- _TASK DETAILS_:
Show all lines that include the string "matplotlib"; copy each one.

- _DATA SEGMENT_:
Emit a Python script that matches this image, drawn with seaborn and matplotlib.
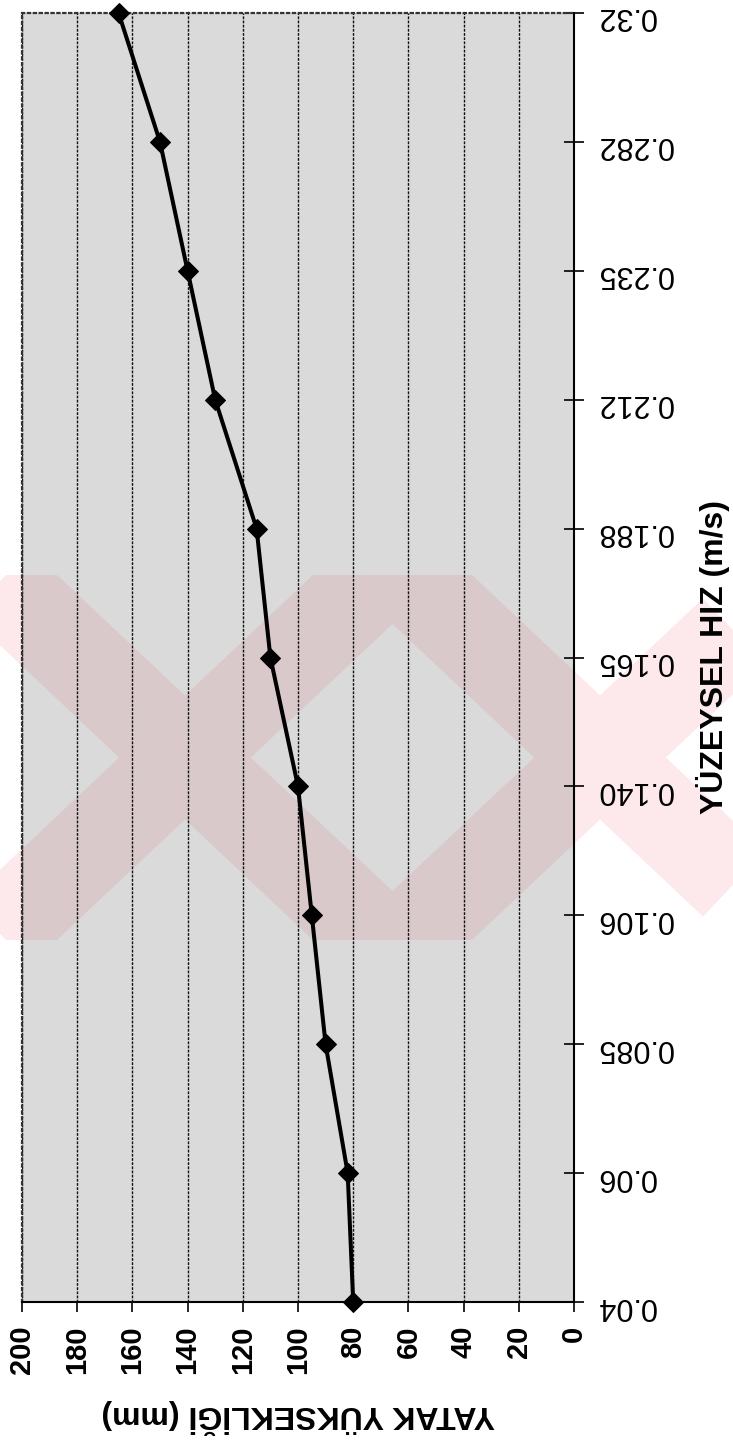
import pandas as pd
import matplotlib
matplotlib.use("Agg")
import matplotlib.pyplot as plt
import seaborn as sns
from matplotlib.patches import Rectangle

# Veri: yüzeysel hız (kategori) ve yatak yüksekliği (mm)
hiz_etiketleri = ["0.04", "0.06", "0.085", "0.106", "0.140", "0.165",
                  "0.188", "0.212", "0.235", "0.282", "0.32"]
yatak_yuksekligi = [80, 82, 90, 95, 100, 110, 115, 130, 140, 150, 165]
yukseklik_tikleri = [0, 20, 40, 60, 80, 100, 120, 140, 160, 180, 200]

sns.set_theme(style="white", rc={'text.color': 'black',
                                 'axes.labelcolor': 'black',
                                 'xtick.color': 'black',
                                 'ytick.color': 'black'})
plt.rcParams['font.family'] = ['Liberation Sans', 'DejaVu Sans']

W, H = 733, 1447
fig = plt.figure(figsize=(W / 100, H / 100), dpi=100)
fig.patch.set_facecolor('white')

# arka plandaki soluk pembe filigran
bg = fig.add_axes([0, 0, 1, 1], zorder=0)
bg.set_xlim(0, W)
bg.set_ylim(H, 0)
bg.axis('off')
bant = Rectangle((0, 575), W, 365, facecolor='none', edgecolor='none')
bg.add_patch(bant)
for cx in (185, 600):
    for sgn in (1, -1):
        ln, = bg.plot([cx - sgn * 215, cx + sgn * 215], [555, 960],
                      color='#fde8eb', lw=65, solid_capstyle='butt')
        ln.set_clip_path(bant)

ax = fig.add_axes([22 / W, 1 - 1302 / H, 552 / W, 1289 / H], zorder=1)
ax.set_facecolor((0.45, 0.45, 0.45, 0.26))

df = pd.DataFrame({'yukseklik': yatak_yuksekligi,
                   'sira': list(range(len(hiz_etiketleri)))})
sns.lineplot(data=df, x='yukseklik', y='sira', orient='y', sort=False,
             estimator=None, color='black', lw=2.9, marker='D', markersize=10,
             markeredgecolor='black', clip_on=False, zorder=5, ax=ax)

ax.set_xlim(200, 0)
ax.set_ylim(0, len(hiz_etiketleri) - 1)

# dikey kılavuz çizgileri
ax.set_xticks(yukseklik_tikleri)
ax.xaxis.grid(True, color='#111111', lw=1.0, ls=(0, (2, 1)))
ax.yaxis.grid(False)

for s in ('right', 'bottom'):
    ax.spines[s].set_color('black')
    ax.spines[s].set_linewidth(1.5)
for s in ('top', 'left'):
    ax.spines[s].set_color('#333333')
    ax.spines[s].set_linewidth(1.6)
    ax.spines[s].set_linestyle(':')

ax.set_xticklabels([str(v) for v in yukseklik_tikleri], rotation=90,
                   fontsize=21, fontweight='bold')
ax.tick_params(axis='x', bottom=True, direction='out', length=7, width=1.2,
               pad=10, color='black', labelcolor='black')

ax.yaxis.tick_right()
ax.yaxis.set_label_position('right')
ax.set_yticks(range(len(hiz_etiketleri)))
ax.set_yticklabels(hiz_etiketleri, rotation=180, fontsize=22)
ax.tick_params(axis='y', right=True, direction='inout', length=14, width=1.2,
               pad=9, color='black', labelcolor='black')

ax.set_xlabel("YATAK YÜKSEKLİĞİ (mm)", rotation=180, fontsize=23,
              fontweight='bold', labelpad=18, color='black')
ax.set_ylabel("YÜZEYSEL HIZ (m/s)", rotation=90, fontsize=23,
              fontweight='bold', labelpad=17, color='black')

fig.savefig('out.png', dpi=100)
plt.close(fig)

- _CORRECT RESULT_:
Emit a Python script that matches this image, drawn with seaborn and matplotlib.
import matplotlib
matplotlib.use("Agg")
import matplotlib.pyplot as plt
from matplotlib.patches import Rectangle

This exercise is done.